The Program was attended by Dr. Daniel Orlievsky, Teaching Coordinator of the Communicational Rehabilitation Program and Co-Director of the aforementioned UBACyT Research Projects, and Dr. Susana Massun (Teaching Coordinator of the Program) and Dr. Sebastián Cukier, physician from the Tobar García Hospital, both researchers from the aforementioned UBACyT projects.
In September 2008, Dr. Matthew Goodwin, at that time Clinical Director of the MIT Media Lab, traveled to Buenos Aires to observe in person the work in the hospital, checking the clinical results obtained in the Writing Program that include progress in language and changes in behavior in assisted patients.
MIT Media Lab Director Rosalind Picard donated autonomic sensors of the central nervous system to the Program to be used by the Communicational Rehabilitation Program and also delivered two XO Laptops, developed by the Media Lab, because of her positive response to what she observed.

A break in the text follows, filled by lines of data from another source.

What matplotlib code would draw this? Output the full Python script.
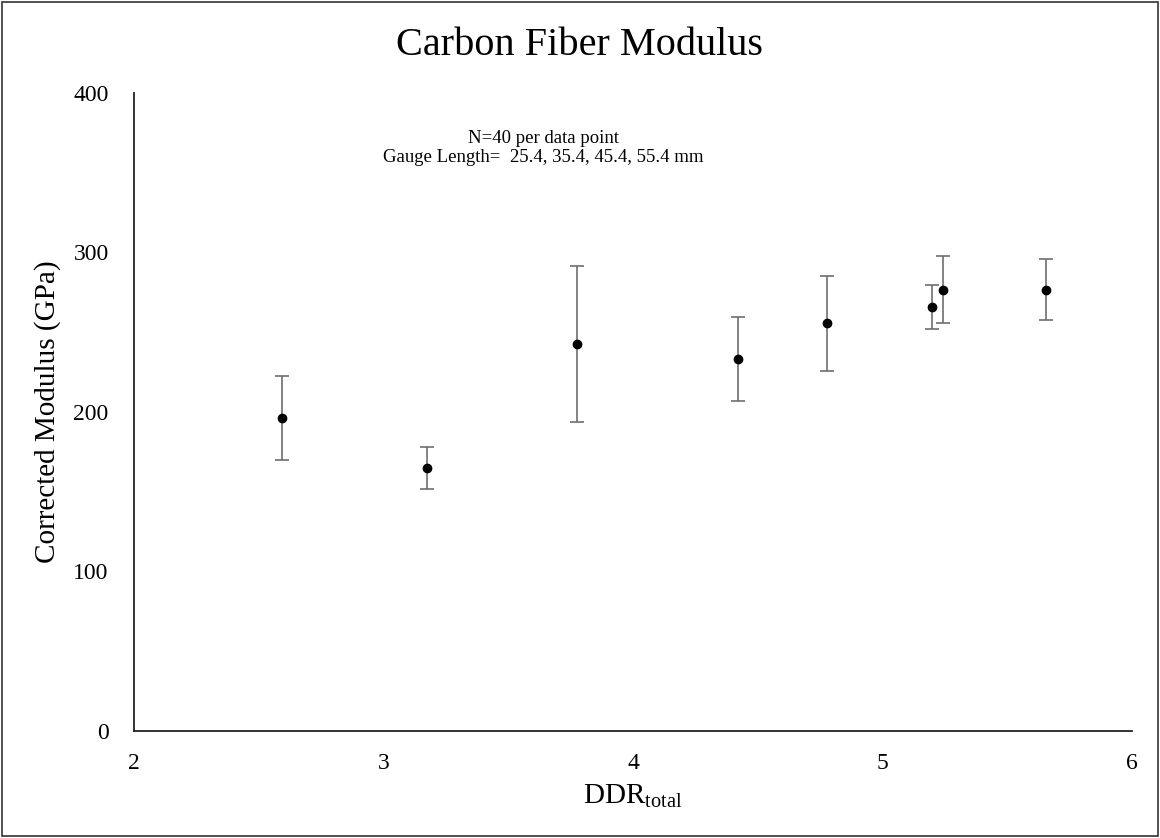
import matplotlib
matplotlib.use("Agg")
import matplotlib.pyplot as plt
from matplotlib.patches import Rectangle

# data
ddr = [2.594, 3.173, 3.776, 4.420, 4.777, 5.196, 5.243, 5.656]
modulus = [196.1, 164.8, 242.7, 233.1, 255.4, 265.8, 276.5, 276.5]
err = [26.5, 13.0, 49.0, 26.4, 29.5, 13.7, 21.0, 19.0]

plt.rcParams['font.family'] = ['Liberation Serif', 'DejaVu Serif']
plt.rcParams['mathtext.fontset'] = 'custom'
plt.rcParams['mathtext.rm'] = 'Liberation Serif'
plt.rcParams['mathtext.it'] = 'Liberation Serif:italic'


def plot():
	fig = plt.figure(figsize=(11.6, 8.38), dpi=100)
	ax = fig.add_axes([0.1153, 0.1277, 0.8608, 0.7617])

	ax.errorbar(ddr, modulus, yerr=err, fmt='o', color='black', markersize=6,
		ecolor='#6e6e6e', elinewidth=1.2, capsize=5, capthick=1.2)

	ax.set_xlim(2, 6)
	ax.set_ylim(0, 400)
	ax.set_xticks([2, 3, 4, 5, 6])
	ax.set_yticks([0, 100, 200, 300, 400])
	ax.tick_params(length=0, labelsize=17)
	ax.tick_params(axis='x', pad=16)
	ax.tick_params(axis='y', pad=18)
	ax.spines['top'].set_visible(False)
	ax.spines['right'].set_visible(False)
	for s in ['left', 'bottom']:
		ax.spines[s].set_linewidth(1.3)
		ax.spines[s].set_color('#222222')

	ax.set_xlabel('DDR$_{\\mathrm{total}}$', fontsize=21, labelpad=6)
	ax.set_ylabel('Corrected Modulus (GPa)', fontsize=21, labelpad=9)
	fig.text(0.5, 0.946, 'Carbon Fiber Modulus', ha='center', va='center', fontsize=29)

	ax.text(0.41, 0.929, 'N=40 per data point', transform=ax.transAxes,
		ha='center', va='center', fontsize=13.5)
	ax.text(0.41, 0.899, 'Gauge Length=  25.4, 35.4, 45.4, 55.4 mm', transform=ax.transAxes,
		ha='center', va='center', fontsize=13.5)

	# chart border
	fig.patches.append(Rectangle((0.002, 0.002), 0.996, 0.996, transform=fig.transFigure,
		fill=False, edgecolor='#333333', linewidth=1.2))

	fig.savefig('out.png', dpi=100)


if __name__ == '__main__':
	plot()
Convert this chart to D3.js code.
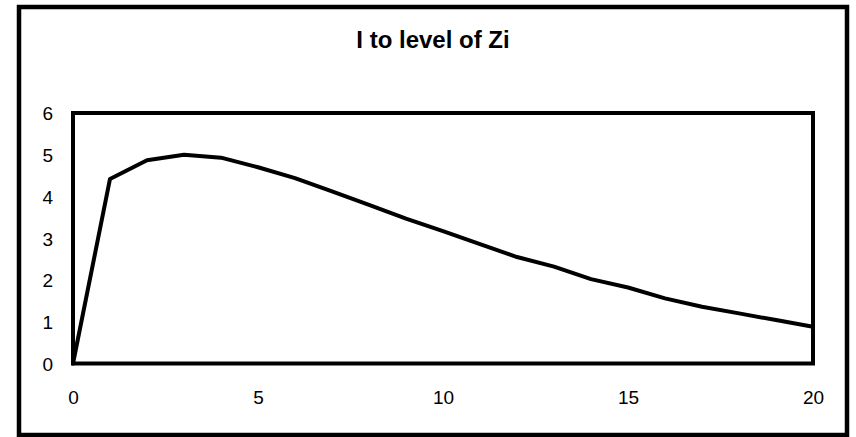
<!DOCTYPE html>
<html>
<head>
<meta charset="utf-8">
<script src="https://cdn.jsdelivr.net/npm/d3@7/dist/d3.min.js"></script>
<style>
  html, body { margin: 0; padding: 0; background: #fff; }
  svg { display: block; }
  text { font-family: "Liberation Sans", Arial, sans-serif; fill: #000; }
</style>
</head>
<body>
<svg id="chart" width="856" height="437"></svg>
<script>
// ---- data ----
const title = "I to level of Zi";
const xValues = [0,1,2,3,4,5,6,7,8,9,10,11,12,13,14,15,16,17,18,19,20];
const yValues = [0,4.42,4.87,5.0,4.93,4.70,4.44,4.12,3.80,3.47,3.17,2.86,2.55,2.32,2.02,1.82,1.56,1.36,1.20,1.04,0.88];
const xTicks = [0,5,10,15,20];
const yTicks = [0,1,2,3,4,5,6];

// ---- layout ----
const W = 856, H = 437;
const outer = {x0: 19, y0: 7, x1: 847, y1: 435};
const plot = {x0: 73, y0: 113, x1: 813, y1: 363.5};

const svg = d3.select("#chart");

svg.append("rect")
  .attr("x", outer.x0).attr("y", outer.y0)
  .attr("width", outer.x1 - outer.x0).attr("height", outer.y1 - outer.y0)
  .attr("fill", "#fff").attr("stroke", "#000").attr("stroke-width", 4.5);

const x = d3.scaleLinear().domain([0, 20]).range([plot.x0, plot.x1]);
const y = d3.scaleLinear().domain([0, 6]).range([plot.y1, plot.y0]);

svg.append("text")
  .attr("x", (outer.x0 + outer.x1) / 2).attr("y", 48)
  .attr("text-anchor", "middle")
  .style("font-size", "24px").style("font-weight", "bold")
  .text(title);

// axes (labels only)
const yAxis = svg.append("g")
  .attr("transform", `translate(${plot.x0 - 20},0)`)
  .call(d3.axisLeft(y).tickValues(yTicks).tickSize(0).tickPadding(0).tickFormat(d3.format("d")));
yAxis.select(".domain").remove();
yAxis.selectAll("text").style("font-size", "19px")
  .attr("font-family", null).attr("dy", "0.36em");

const xAxis = svg.append("g")
  .attr("transform", `translate(0,${plot.y1 + 34})`)
  .call(d3.axisBottom(x).tickValues(xTicks).tickSize(0).tickPadding(0).tickFormat(d3.format("d")));
xAxis.select(".domain").remove();
xAxis.selectAll("text").style("font-size", "19px")
  .attr("font-family", null).attr("dy", "0.36em");

// plot border
svg.append("rect")
  .attr("x", plot.x0).attr("y", plot.y0)
  .attr("width", plot.x1 - plot.x0).attr("height", plot.y1 - plot.y0)
  .attr("fill", "none").attr("stroke", "#000").attr("stroke-width", 4);

// line
const data = xValues.map((v, i) => ({x: v, y: yValues[i]}));
svg.append("path")
  .datum(data)
  .attr("fill", "none").attr("stroke", "#000").attr("stroke-width", 4)
  .attr("stroke-linejoin", "round").attr("stroke-linecap", "round")
  .attr("d", d3.line().x(d => x(d.x)).y(d => y(d.y)));
</script>
</body>
</html>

This technology from the MIT Multimedia Laboratory (Media Lab) serves to increase social-emotional understanding and communication in people on the autism spectrum.
Some of these technologies include telemetric sensors of the nervous system capable of recording physiological stress indices (heart rate, skin conductivity, temperature) without wires; wearable motion sensors that record stereotypies, flapping and rocking; and a system for recording and automatic analysis of facial expressions of the patient and the person with whom he interacts. Each of these innovative technologies has the potential to enrich / increase the understanding, support and skills of people affected by different forms of autism.
With autonomic sensors, an investigation was carried out in 2011 on the changes in the levels of electro-dermal activity in a group of patients with CEA before, during and after the sessions of the Writing Program.
In 2013, the Writing Program began to function as a Team for the Diagnosis and Treatment of Developmental Disorders. Pediatric Mental Health Department of the Hospital Italiano de Buenos Aires.
In 2018, an investigation was carried out at the Neuroscience Laboratory of Rutgers University. N.J. under the direction of Dr. Elizabeth Torres, who is also director of the New Jersey Autism Center for Excellence. Sensors were used to record motor skills and general movement.
This data can be used to understand a child’s biorhythms and the overall functioning of his nervous system by exploring levels of intentionality, stress, and whether certain therapeutic approaches are helpful, harmful, or have no effect. In addition, by mapping their faces, an attempt was made to understand their emotions during the intervention.
Also in 2018, the Writing program began to operate at Imagine Academy for Autism in Brooklyn, New York.
Both activities were possible because at the end of 2016, the Latin American Symposium on Autism Spectrum Disorders was held in Buenos Aires at the Argentine Catholic University (UCA). The Symposium was attended by, among others, Dr. Serena Wieder and Dr. Elizabeth Torres. Both had the opportunity to observe the Program in the Tobar García and Italiano Hospitals and as a result of the visits both became interested in developing the Program in the USA.
In 2021, the Program began to operate at School 502 of the City of Trenque Lauquen in the Province of Buenos Aires.
Also in the year 2021, the first clinical work with patients began at the Comprehensive Institute of Audiology and Language of the Province of Buenos Aires (Banfield).